Para wisatawan yang kebetulan sejak pagi sudah menyambangi jantung wisata Kota Gudeg itu pun menjadi saksi acara unik nan khidmat, yang diikuti perwakilan 22 paguyuban pedagang yang berjualan di Malioboro.
Para pedagang itu mengenakan berbagai pakaian adat, baju surjan, batik, dan kebaya secara khidmad menggelar upacara itu di depan pintu masuk Kantor Gubernur DIY Kepatihan sisi barat yang berbatasan langsung dengan jalan Malioboro.

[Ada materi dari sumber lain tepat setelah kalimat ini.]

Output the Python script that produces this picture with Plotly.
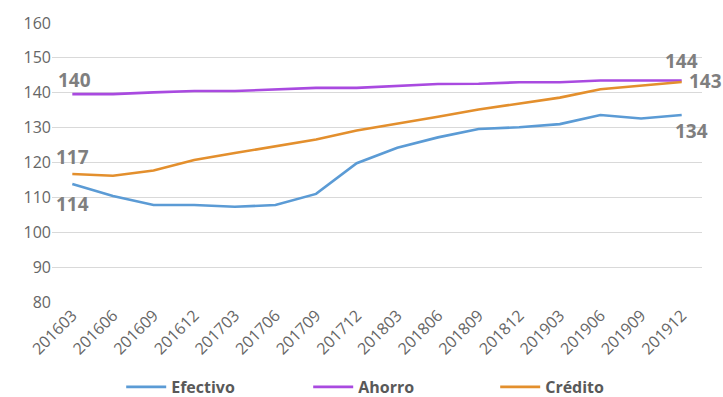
import plotly.graph_objects as go

periods = ["201603", "201606", "201609", "201612", "201703", "201706", "201709", "201712",
           "201803", "201806", "201809", "201812", "201903", "201906", "201909", "201912"]
efectivo = [113.8, 110.4, 107.8, 107.8, 107.3, 107.8, 111.0, 119.8,
            124.2, 127.2, 129.6, 130.1, 131.0, 133.6, 132.6, 133.6]
ahorro = [139.6, 139.6, 140.1, 140.5, 140.5, 140.9, 141.4, 141.4,
          142.0, 142.5, 142.6, 143.0, 143.0, 143.5, 143.5, 143.5]
credito = [116.7, 116.2, 117.7, 120.7, 122.7, 124.7, 126.6, 129.2,
           131.1, 133.1, 135.2, 137.0, 138.6, 141.0, 142.0, 143.1]

y_ticks = [80, 90, 100, 110, 120, 130, 140, 150, 160]

BLUE = "#5b9bd5"
PURPLE = "#a94ae0"
ORANGE = "#e38f2d"
FONT = "Open Sans"

# periods are placed on evenly spaced slots, labelled with the period codes
xpos = list(range(len(periods)))

fig = go.Figure()
for name, vals, color in [("Efectivo", efectivo, BLUE),
                          ("Ahorro", ahorro, PURPLE),
                          ("Crédito", credito, ORANGE)]:
    fig.add_trace(go.Scatter(x=xpos, y=vals, mode="lines", name=name,
                             line=dict(color=color, width=2.6)))

# value labels at the first and last period
label_font = dict(family=FONT, size=19, color="#7f7f7f")
def lab(x, v, xshift, yshift, xanchor="center"):
    fig.add_annotation(x=x, y=v, text=f"<b>{round(v)}</b>", showarrow=False,
                       xshift=xshift, yshift=yshift, xanchor=xanchor,
                       font=label_font)

first, last = xpos[0], xpos[-1]
lab(first, ahorro[0], 2, 14)
lab(first, credito[0], 0, 17)
lab(first, efectivo[0], 0, -20)
lab(last, ahorro[-1], 0, 20)
lab(last, credito[-1], 5, 1, xanchor="left")
lab(last, efectivo[-1], 10, -16)

fig.update_layout(
    width=723, height=397,
    margin=dict(l=52, r=21, t=23, b=95, autoexpand=False),
    paper_bgcolor="white", plot_bgcolor="white",
    font=dict(family=FONT, color="#595959"),
    showlegend=True,
    legend=dict(orientation="h", x=0.538, xanchor="center",
                yref="container", y=1 - 387 / 397, yanchor="middle",
                font=dict(family=FONT, size=16, color="#595959", weight="bold"),
                entrywidth=132, entrywidthmode="pixels", itemwidth=40),
    xaxis=dict(range=[-0.5, len(periods) - 0.5], tickvals=xpos, ticktext=periods,
               tickangle=-45, showgrid=False, showline=False, zeroline=False,
               automargin=False, ticks="", tickfont=dict(size=16, color="#666666")),
    yaxis=dict(range=[80, 160], tickvals=y_ticks, showgrid=True, gridcolor="#d9d9d9",
               gridwidth=1, zeroline=False, showline=False, ticks="", automargin=False,
               tickfont=dict(size=16, color="#666666")),
)

fig.write_html("out.html")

Rangkaian upacara yang juga disertai pengibaran bendera merah putih itu, diakhiri dengan penandatangan bersama dukungan untuk menetapkan Raja Pura Pakualaman, yang juga Gubernur DIY ke 2 Sri Paduka Paku Alam VIII sebagai pahlawan nasional.
"Upacara ini jadi pertama yang kami gelar melibatkan seluruh perwakilan pedagang, sebagai rasa syukur atas kemerdekaan yang diperjuangkan para pahlawan bangsa," ujar Wawan Suhendra, Ketua Paguyuban Pedagang Kaki Lima Yogyakarta (PPKLY) Malioboro.
Wawan menuturkan peringatan kali ini juga disertai pembacaan sikap bersama yang mendesak Presiden Joko Widodo, untuk segera mempercepat penetapan Paku Alam VIII sebagai pahlawan nasional, mengingat jasa-jasanya semasa kemerdekaan.
Paku Alam, pada 19 Agustus 1945 bersama Raja Keraton Yogya Sultan Hamengkubuwono IX, menyatakan pengakuan kepada Sukarno dan Mohammad Hatta sebagai presiden dan wakil presiden RI. Kemudian pada 5 September 1945 mengeluarkan amanat yang menyatakan kerajaan Kadipaten Pakualaman adalah bagian Negara Republik Indonesia.
"Paku Alam VIII juga pahlawan bagi kami, kalangan PKL, karena beliau tokoh yang pertama kali mengijinkan PKL boleh berjualan di Jalan Malioboro hingga kini jumlahnya berkembang menjadi 2.000-an pedagang yang bernaung di bawah 22 paguyuban," ujar Wawan.
Paku Alam VIII yang menjadi wakil gubernur DIY mulai 1945-1998, ujar Wawan, secara tak langsung menjadi sosok yang membuat Malioboro menjadi kawasan wisata yang lebih hidup dengan kebijakan itu.
"Wisatawan jadi beranggapan belum ke Yogya kalau belum ke Malioboro, dan Malioboro tak bisa dipisahkan dari PKL," ujarnya.
Dalam kesempatan yang sama, Wakil Ketua Paguyuban Koperasi Tridharma Malioboro Paul Zulkarnaen menuturkan, lewat upacara kemerdekaan dan penandatangan bersama dukungan Paku Alam VIII sebagai pahlawan nasional, pedagang di Malioboro secara tersirat ingin menyerukan pula kegundahan yang dirasakan beberapa waktu terakhir.
Khususnya terkait penataan PKL yang sedang disiapkan Pemerintah DIY dan Kota Yogya untuk Malioboro seiring rampungnya proyek pedestrian, "Kami khawatir PKL Malioboro dari penataan itu akan tersisih, terutama setelah ada pembangunan pusat PKL di lahan bekas bioskop Indra," ujarnya.
Paul menuturkan jika benar para PKL Malioboro akan dipusatkan di lahan khusus maka hal itu akan merugikan dan menurunkan pendapatan pedagang. Lahan bekas bioskop Indra sendiri lokasinya tak menghadap langsung ke jalan Malioboro meski masih dalam satu kawasan.
Para PKL membuat petisi atau menandatangani dukungan agar Paku Alam VIII menjadi pahlawan nasional. Paku Alam VIII merupakan gubernur yang mengizinkan PKL berjualan di Malioboro. Tempo/Pribadi Wicaksono
Usai menggelar upacara, para pedagang di Malioboro kembali melanjutkan aktivitasnya seperti biasa dan tidak libur. Para PKL Malioboro memulai rangkaian perayaan HUT Kemerdekaan tahun ini dengan lebih dulu berziarah ke makam Sultan Hamengkubuwana IX di Imogiri pada Rabu 14 Agustus 2019 lalu.
Ziarah dilakukan, sebagai wujud ungkapan terimakasih dan penghargaan yang tinggi kepada HB IX yang juga dianggap sebagai pahlawan wong cilik, khususnya bagi PKL Malioboro.